Crude Oil Prices Hit 2-Year High

January 16, 2003|Elizabeth Douglass | Times Staff Writer

Crude oil prices reached a two-year high Wednesday as the protracted strike in Venezuela continued to limit imports, sapping U.S. reserves.

Motorists in California and across the nation already are feeling the pain in the form of higher prices for gasoline. Average retail prices for regular gas at the pump rose for the fifth straight week nationally, finishing last week at $1.454, according to government price surveys.

The increases have been mirrored in California, where the average price for a gallon of regular gas at the end of last week hit $1.592.

That's up from $1.525 on Dec. 16 and contrasts with an average of $1.182 a gallon a year ago.

The upward trend is expected to continue for the next few months, especially in California, where gas formulas are changing and several refineries are scheduled to shut down temporarily for maintenance work, said Bob van der Valk, bulk fuels manager at Cosby Oil Co. of Santa Fe Springs, an independent fuel distributor.

"All the indicators are up, and I'm predicting that gas will get to $1.75 in the next month or so," he said.

The Venezuelan national strike, now more than 45 days long, has forced U.S. oil companies to tap their reserves and buy crude elsewhere.

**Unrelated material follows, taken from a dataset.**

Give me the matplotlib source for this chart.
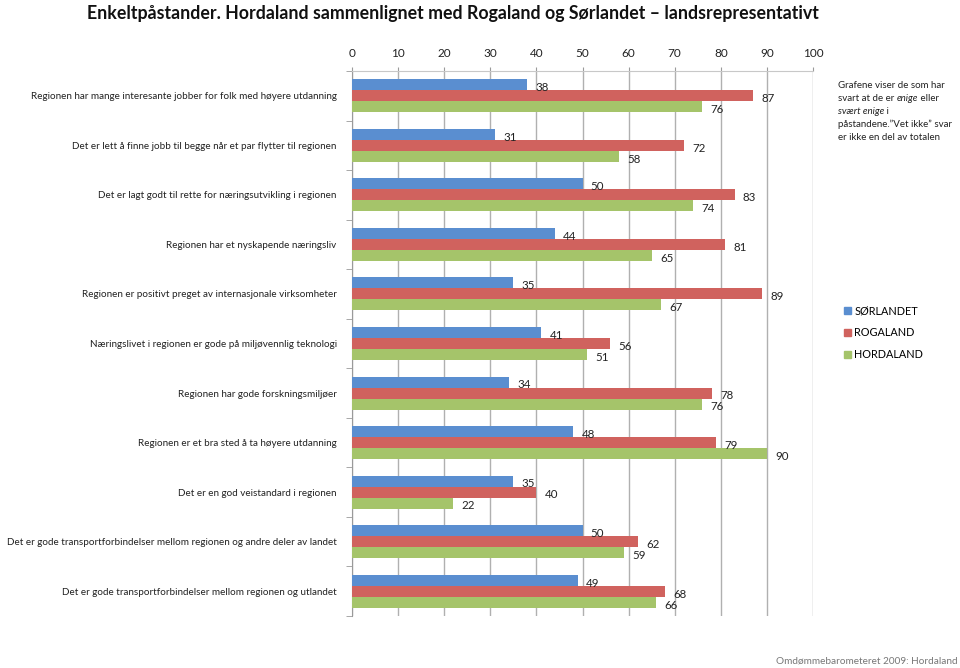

The shortfall reduced U.S. crude oil inventories to about 272 million barrels at the end of last week, down more than 6% from the week before, according to figures released Wednesday by the Energy Department.

The supply crunch leaves national crude oil stocks nearly 40% below year-ago levels and only slightly higher than the 270-million-barrel benchmark set by the government as the lowest level possible without causing disruptions at refineries and in the market.

Crude oil prices for February, stoked by low supplies and worries over a possible war in Iraq, on Wednesday rose 84 cents to $33.21 a barrel in New York -- the highest price in two years. Gas prices have risen in recent weeks as well.

John Felmy, chief economist for the American Petroleum Institute, said the situation "is a concern," but he said the federal government should resist calls to tap into the Strategic Petroleum Reserve.

"We should keep our powder dry," he said. "The SPR was not designed for price manipulation, and we might need it later on."